Written request — Select every line below containing the word "this".

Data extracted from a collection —

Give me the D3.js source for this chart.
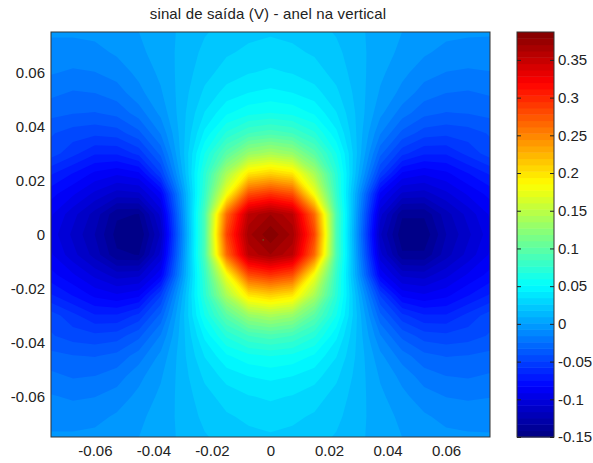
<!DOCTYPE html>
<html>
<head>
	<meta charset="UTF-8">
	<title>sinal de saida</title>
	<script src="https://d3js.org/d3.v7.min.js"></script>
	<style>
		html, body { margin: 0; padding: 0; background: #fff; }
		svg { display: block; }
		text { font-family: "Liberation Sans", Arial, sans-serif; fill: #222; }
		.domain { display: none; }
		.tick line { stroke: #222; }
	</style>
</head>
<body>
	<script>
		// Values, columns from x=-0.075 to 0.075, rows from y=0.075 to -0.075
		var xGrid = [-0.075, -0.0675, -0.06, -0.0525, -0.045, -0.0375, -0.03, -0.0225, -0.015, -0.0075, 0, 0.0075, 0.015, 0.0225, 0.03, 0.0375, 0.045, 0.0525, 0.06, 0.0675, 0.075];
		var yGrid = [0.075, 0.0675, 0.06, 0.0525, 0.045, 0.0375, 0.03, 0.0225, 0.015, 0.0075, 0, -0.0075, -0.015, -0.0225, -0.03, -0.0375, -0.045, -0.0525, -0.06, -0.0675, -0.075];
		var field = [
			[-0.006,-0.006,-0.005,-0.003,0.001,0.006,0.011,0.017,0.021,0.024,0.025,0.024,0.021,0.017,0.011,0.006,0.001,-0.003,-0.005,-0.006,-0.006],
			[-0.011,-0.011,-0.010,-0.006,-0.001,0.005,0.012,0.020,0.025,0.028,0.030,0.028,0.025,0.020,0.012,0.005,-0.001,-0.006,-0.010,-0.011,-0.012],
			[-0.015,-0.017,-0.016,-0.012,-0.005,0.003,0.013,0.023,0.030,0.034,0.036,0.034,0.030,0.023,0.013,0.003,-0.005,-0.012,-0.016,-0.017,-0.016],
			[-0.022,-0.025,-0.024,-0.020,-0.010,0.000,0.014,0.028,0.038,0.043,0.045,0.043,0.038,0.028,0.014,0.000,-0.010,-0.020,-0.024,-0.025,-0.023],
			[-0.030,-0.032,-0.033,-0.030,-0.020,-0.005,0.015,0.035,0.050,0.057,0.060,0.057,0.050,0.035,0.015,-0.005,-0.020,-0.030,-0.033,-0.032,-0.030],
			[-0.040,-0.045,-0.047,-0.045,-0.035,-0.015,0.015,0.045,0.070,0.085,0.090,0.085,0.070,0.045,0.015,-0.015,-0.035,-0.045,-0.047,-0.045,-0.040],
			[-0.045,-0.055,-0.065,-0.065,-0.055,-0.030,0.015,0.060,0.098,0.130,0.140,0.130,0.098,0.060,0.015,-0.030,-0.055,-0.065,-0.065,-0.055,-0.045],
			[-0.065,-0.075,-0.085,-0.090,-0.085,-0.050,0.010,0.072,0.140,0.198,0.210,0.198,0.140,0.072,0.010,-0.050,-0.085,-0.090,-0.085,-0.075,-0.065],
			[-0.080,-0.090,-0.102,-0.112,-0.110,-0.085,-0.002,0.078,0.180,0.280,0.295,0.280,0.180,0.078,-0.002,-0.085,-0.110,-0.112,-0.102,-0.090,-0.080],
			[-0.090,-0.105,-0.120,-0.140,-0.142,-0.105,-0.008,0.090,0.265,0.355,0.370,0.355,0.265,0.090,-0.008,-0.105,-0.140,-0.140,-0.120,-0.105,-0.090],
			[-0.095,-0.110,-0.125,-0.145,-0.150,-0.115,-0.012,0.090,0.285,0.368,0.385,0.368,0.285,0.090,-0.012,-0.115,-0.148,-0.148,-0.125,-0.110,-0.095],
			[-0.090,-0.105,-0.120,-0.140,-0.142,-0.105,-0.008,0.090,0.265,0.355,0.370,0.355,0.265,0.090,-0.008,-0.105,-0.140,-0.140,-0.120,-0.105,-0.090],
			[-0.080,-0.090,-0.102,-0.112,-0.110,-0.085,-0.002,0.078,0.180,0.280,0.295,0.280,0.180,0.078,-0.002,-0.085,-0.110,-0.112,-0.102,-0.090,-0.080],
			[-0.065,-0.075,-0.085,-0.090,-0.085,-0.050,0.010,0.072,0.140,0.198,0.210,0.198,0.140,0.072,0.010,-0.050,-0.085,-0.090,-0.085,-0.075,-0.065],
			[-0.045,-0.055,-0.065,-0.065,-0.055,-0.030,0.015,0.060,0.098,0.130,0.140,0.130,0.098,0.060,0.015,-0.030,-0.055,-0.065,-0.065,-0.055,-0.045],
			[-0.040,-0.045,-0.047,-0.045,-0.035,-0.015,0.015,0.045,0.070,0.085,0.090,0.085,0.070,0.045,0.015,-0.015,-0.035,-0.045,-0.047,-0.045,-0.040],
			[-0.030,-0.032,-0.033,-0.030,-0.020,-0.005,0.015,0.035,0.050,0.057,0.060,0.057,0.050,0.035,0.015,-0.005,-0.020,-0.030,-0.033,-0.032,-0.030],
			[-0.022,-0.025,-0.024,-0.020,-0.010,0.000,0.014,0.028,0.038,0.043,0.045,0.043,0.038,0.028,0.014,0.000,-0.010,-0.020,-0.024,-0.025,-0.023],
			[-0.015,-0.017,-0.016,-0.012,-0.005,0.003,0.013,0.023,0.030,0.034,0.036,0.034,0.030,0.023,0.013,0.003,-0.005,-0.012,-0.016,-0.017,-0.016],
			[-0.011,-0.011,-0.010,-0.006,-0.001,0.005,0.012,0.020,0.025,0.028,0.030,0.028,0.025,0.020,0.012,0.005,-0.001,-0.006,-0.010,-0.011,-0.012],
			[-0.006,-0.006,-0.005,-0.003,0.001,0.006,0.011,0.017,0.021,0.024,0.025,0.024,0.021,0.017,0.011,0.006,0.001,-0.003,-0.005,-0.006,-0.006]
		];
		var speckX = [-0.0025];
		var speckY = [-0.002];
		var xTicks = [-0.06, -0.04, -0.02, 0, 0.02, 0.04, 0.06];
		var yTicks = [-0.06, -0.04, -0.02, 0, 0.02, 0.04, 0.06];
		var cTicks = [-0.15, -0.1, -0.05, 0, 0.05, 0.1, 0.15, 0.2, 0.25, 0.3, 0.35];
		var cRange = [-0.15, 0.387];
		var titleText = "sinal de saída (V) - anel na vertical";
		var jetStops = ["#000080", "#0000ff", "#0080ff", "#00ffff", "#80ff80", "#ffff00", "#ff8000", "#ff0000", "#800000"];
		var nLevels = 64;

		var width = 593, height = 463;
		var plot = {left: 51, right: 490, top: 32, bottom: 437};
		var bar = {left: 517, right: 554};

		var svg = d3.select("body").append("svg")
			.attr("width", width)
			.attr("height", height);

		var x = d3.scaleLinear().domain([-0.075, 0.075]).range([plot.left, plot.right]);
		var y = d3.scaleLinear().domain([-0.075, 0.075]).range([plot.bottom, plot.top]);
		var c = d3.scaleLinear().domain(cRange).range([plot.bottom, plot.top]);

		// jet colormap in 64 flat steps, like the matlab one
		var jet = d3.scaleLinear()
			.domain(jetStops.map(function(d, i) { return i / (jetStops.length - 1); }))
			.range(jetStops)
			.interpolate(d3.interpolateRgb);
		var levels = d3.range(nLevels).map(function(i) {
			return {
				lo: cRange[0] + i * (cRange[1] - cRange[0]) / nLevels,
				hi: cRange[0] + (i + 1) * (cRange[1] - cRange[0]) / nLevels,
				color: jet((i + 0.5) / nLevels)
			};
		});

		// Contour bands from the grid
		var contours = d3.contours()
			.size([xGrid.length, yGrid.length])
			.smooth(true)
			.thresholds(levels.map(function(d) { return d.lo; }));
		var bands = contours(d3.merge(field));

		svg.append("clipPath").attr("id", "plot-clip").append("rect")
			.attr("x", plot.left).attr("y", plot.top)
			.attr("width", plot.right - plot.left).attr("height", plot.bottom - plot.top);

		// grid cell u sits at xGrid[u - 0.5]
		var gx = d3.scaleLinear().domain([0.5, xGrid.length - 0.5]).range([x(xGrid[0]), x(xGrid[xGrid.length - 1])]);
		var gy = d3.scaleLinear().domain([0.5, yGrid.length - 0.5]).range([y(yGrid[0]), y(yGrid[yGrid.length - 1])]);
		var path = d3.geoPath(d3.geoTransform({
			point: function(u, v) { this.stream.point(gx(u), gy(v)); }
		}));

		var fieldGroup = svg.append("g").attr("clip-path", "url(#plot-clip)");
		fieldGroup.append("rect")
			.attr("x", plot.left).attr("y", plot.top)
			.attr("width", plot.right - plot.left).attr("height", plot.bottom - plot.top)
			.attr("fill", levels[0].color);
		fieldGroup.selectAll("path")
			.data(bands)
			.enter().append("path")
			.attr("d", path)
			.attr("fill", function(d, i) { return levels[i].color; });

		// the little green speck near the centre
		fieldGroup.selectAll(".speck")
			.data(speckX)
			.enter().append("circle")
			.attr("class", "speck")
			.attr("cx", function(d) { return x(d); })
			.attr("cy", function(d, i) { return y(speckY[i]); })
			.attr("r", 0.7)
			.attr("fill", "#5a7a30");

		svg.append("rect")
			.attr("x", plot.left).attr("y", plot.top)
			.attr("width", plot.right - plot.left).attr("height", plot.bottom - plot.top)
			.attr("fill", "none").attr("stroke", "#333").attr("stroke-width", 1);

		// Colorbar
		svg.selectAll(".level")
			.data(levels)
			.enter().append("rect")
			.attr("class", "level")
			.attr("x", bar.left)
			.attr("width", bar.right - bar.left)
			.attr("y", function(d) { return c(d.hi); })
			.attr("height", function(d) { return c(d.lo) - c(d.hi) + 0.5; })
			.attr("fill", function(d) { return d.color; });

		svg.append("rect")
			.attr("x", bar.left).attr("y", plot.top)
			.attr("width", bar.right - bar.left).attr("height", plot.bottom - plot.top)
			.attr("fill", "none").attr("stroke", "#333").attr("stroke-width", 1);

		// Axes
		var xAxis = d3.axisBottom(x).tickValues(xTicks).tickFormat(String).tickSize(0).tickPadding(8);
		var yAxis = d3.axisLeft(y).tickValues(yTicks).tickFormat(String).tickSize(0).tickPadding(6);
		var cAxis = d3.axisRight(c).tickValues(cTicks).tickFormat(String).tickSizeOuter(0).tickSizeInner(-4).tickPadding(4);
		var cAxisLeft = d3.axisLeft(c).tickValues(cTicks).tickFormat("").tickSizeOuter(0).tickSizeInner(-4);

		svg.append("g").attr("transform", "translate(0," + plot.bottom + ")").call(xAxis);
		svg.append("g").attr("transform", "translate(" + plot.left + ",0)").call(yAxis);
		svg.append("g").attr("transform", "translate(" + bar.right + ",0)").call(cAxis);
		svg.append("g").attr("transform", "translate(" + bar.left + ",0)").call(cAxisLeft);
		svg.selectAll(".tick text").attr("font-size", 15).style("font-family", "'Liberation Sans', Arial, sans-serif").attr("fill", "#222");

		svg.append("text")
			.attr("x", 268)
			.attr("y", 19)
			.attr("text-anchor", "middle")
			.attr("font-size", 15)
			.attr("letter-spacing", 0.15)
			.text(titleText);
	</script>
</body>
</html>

...

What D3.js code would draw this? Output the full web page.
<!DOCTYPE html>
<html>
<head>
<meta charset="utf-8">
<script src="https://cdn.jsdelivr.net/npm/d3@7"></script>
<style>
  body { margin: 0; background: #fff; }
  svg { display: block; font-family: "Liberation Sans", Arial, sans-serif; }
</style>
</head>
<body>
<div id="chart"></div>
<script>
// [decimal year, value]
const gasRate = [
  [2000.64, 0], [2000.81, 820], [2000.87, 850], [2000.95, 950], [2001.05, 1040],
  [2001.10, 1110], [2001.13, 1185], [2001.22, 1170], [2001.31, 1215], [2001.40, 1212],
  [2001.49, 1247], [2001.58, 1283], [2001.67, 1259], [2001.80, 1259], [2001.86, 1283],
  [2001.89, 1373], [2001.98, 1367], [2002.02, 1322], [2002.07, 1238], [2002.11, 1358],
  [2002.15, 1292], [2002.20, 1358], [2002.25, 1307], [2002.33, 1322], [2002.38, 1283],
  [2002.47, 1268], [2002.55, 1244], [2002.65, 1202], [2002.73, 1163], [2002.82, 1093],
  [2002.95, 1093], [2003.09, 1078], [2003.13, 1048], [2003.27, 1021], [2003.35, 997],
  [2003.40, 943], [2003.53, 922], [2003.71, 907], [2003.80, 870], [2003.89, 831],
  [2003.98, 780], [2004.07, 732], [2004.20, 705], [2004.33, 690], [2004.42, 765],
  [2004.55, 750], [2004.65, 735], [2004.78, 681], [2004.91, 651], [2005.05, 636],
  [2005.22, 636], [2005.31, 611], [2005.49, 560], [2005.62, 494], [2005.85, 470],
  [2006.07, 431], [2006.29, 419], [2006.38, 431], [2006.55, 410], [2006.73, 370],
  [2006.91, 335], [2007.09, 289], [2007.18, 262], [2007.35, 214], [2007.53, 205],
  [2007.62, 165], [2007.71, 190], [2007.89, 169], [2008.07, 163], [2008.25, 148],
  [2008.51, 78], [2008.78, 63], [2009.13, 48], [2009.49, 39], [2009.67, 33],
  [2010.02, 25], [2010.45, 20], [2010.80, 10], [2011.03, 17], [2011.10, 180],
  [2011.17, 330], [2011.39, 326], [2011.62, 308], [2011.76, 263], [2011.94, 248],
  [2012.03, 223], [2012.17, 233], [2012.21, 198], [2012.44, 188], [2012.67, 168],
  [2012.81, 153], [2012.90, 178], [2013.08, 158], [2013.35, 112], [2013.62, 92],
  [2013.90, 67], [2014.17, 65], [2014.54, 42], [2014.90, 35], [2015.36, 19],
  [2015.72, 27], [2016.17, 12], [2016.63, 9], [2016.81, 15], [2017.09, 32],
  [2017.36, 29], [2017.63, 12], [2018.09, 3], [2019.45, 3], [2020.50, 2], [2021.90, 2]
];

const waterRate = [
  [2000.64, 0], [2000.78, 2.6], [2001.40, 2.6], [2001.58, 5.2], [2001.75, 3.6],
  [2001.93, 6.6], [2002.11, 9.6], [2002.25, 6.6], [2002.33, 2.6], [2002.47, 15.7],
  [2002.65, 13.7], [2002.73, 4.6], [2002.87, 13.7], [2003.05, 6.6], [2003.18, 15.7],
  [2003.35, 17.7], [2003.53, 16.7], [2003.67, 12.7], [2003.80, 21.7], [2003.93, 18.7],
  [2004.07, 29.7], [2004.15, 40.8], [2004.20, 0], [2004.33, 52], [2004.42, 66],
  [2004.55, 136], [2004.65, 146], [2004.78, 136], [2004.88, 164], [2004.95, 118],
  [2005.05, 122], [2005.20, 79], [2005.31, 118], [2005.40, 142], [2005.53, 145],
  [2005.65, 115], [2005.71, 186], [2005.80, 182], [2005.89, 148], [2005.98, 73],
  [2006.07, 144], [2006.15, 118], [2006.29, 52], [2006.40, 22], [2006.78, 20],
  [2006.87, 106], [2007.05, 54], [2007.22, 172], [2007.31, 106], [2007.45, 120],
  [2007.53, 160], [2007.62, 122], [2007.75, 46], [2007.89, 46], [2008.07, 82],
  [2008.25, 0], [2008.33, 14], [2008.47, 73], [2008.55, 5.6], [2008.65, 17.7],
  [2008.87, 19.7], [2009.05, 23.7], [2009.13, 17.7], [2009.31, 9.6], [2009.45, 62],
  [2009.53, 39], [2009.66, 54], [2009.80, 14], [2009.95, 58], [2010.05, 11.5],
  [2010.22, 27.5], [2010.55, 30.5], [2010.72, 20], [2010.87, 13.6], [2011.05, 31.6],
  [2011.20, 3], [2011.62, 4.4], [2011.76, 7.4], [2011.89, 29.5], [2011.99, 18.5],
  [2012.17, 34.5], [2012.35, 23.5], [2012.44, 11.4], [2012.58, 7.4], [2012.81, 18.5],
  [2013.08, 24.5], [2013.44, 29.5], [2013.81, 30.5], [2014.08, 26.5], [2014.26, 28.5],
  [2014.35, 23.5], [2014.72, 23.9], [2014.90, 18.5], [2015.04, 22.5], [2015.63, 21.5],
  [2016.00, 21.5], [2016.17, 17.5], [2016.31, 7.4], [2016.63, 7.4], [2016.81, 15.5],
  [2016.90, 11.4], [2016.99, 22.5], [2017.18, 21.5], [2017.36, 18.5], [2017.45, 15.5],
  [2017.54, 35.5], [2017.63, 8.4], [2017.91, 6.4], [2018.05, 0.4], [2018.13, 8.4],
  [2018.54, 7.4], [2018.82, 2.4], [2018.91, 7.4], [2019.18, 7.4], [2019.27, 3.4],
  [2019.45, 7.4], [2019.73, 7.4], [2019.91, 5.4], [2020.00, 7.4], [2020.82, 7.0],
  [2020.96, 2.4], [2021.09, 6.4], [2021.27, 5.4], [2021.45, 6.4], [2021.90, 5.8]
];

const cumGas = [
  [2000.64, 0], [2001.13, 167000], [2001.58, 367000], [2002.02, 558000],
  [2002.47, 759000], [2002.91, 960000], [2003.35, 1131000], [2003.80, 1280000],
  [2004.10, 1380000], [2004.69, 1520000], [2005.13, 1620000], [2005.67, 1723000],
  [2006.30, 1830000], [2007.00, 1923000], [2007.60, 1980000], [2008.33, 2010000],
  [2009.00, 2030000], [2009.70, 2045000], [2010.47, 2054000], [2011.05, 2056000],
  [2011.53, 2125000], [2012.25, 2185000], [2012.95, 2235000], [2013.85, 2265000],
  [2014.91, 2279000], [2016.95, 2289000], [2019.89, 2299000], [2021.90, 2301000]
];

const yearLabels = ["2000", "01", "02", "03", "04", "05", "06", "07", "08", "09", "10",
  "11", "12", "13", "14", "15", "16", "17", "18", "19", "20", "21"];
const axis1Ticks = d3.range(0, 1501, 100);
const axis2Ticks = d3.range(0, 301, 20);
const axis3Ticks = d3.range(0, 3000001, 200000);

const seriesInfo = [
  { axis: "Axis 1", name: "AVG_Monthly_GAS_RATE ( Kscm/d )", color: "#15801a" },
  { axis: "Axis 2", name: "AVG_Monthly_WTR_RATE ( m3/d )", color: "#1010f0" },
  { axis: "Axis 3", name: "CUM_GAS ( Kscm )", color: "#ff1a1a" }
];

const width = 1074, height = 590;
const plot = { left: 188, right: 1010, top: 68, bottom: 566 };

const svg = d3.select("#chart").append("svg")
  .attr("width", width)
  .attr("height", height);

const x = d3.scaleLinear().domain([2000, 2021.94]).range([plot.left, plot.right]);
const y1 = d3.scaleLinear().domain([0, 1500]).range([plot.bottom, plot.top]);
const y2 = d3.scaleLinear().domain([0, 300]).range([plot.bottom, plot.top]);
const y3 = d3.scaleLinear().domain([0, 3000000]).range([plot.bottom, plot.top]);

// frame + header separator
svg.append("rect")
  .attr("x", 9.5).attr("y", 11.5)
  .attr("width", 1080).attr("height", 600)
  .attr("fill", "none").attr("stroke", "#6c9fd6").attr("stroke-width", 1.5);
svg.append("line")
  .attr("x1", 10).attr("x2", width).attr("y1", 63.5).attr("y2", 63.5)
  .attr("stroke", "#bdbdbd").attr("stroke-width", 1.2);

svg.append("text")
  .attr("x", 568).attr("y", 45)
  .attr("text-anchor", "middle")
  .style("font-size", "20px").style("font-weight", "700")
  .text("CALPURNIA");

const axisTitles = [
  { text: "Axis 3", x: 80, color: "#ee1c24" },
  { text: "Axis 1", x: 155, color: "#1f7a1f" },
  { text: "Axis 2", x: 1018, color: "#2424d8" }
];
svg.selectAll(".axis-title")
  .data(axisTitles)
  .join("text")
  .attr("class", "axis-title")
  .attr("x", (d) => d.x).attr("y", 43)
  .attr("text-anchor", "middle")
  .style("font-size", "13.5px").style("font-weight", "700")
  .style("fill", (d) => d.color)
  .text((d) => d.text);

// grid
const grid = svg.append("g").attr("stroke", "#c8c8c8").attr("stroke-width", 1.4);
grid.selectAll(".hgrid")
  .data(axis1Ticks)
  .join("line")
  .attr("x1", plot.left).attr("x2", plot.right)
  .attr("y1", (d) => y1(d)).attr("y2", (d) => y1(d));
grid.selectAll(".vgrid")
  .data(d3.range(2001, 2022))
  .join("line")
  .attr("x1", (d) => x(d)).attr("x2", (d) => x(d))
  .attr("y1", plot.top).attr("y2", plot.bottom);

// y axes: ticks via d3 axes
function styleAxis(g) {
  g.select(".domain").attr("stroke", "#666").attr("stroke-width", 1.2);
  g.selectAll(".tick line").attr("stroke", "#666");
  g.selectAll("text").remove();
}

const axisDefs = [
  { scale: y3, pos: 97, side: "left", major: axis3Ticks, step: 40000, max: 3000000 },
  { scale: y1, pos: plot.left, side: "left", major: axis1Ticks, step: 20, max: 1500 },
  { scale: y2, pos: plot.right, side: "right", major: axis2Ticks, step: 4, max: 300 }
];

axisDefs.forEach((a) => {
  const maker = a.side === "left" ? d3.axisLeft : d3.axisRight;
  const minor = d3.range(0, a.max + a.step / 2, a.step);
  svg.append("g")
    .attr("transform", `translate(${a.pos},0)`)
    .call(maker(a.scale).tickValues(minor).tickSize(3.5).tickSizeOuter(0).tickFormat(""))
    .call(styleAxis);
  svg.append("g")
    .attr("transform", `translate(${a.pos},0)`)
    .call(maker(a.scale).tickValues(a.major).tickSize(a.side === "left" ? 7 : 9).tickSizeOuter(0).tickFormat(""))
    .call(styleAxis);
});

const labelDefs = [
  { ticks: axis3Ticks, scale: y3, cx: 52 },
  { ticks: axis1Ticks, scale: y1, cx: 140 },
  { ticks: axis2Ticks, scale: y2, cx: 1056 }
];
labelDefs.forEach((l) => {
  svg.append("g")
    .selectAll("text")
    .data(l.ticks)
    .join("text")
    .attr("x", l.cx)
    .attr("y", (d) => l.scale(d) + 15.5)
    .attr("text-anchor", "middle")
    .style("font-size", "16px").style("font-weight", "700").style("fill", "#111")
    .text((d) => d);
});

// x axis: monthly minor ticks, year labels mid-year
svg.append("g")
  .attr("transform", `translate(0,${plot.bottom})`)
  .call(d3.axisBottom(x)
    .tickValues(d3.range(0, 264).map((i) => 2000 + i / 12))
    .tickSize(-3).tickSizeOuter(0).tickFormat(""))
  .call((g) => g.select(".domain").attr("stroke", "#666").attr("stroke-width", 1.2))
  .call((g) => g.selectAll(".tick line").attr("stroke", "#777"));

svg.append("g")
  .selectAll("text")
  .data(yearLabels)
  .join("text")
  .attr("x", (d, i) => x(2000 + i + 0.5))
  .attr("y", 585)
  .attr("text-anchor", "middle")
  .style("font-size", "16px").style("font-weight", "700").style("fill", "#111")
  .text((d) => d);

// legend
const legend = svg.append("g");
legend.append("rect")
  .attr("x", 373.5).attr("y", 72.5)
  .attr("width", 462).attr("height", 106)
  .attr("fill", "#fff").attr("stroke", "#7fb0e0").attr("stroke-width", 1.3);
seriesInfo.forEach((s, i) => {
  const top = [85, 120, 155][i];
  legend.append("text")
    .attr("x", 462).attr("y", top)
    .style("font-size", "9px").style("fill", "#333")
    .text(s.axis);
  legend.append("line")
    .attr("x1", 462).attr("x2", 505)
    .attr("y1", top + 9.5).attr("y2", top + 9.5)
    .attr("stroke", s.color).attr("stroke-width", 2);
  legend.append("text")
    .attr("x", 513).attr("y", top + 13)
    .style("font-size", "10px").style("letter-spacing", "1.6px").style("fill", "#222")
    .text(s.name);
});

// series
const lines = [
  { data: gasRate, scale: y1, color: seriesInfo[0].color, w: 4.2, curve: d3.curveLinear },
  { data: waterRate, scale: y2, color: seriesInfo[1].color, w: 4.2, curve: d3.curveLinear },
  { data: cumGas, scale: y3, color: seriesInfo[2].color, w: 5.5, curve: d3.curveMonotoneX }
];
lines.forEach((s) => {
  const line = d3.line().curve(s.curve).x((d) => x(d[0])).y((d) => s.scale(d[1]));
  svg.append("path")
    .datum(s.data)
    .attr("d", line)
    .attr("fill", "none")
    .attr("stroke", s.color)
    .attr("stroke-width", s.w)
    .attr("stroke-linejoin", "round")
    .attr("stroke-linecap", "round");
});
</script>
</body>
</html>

Result below —
Give me the D3.js source for this chart.
			point: function(u, v) { this.stream.point(gx(u), gy(v)); }
What D3.js code would draw this? Output the full web page.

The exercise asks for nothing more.